API Reference: mattertune.configs.MPTrajDatasetConfig
config = mt.configs.MatterTunerConfig(
model=...,
data=mt.configs.AutoSplitDataModuleConfig(
dataset=mt.configs.MPTrajDatasetConfig(
split="train", # or "val"/"test"
min_num_atoms=5, # optional: minimum system size
max_num_atoms=100, # optional: maximum system size
elements=["Li", "Na", "K"] # optional: filter by elements
),
train_split=0.8,
batch_size=32
),
trainer=...
)
Matbench Dataset
Access to the Matbench benchmark datasets for materials property prediction tasks.
API Reference: mattertune.configs.MatbenchDatasetConfig
config = mt.configs.MatterTunerConfig(
model=...,
data=mt.configs.AutoSplitDataModuleConfig(
dataset=mt.configs.MatbenchDatasetConfig(
task="matbench_mp_gap", # specific Matbench task
property_name="band_gap", # optional: custom property name
fold_idx=0 # which fold to use (0-4)
),
train_split=0.8,
batch_size=32
),
trainer=...
)
OMAT24 Dataset
Access to the OMAT24 dataset used from FAIR Chemistry.
API Reference: mattertune.configs.OMAT24DatasetConfig
config = mt.configs.MatterTunerConfig(
model=...,
data=mt.configs.AutoSplitDataModuleConfig(
dataset=mt.configs.OMAT24DatasetConfig(
src="path/to/omat24/dataset"
),
train_split=0.8,
batch_size=32
),
trainer=...
)
JSON Dataset
Allows reading atomic structures and properties from JSON files with a specific schema.
API Reference: mattertune.configs.JSONDatasetConfig
Expected JSON format:
[
{
"atomic_numbers": [1, 1, 8],
"positions": [[0, 0, 0], [0, 0, 1], [0, 1, 0]],
"cell": [[10, 0, 0], [0, 10, 0], [0, 0, 10]],
"energy": -13.5,
"forces": [[0.1, 0, 0], [-0.1, 0, 0], [0, 0, 0]],
"stress": [[1, 0, 0], [0, 1, 0], [0, 0, 1]]
}
]
Usage example:
config = mt.configs.MatterTunerConfig(
model=...,
data=mt.configs.AutoSplitDataModuleConfig(
dataset=mt.configs.JSONDatasetConfig(
src="path/to/data.json",
tasks={
"energy": "energy",
"forces": "forces",
"stress": "stress"
}
),
train_split=0.8,
batch_size=32
),
trainer=...
)
The tasks
dictionary maps property names to the corresponding JSON keys in your data file.

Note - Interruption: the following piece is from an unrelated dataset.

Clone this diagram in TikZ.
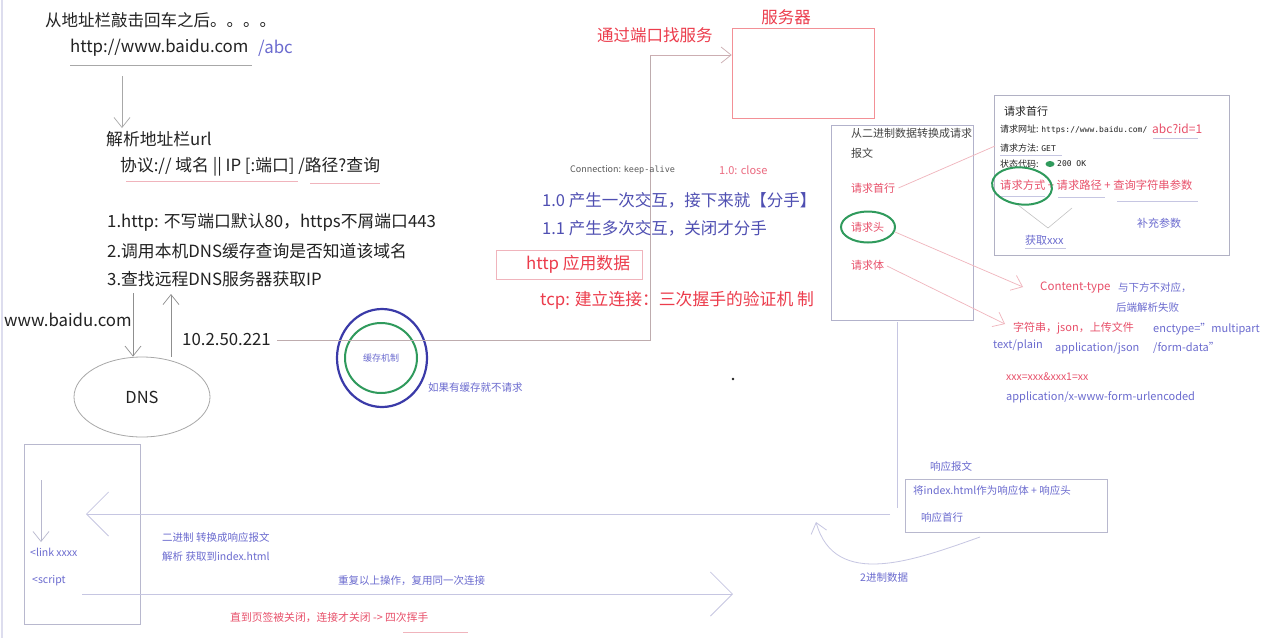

Each dataset configuration can be used with either mattertune.configs.AutoSplitDataModuleConfig
for automatic train/validation splitting or mattertune.configs.ManualSplitDataModuleConfig
for manual split specification. The examples above use mattertune.configs.AutoSplitDataModuleConfig
for simplicity.
Note that some datasets may require additional dependencies:
Materials Project dataset requires the
mp-api
packageMatbench dataset requires the
matbench
packageMPTraj dataset requires the
datasets
packageOMAT24 dataset requires the
fairchem
package
Make sure to install the necessary dependencies before using specific datasets.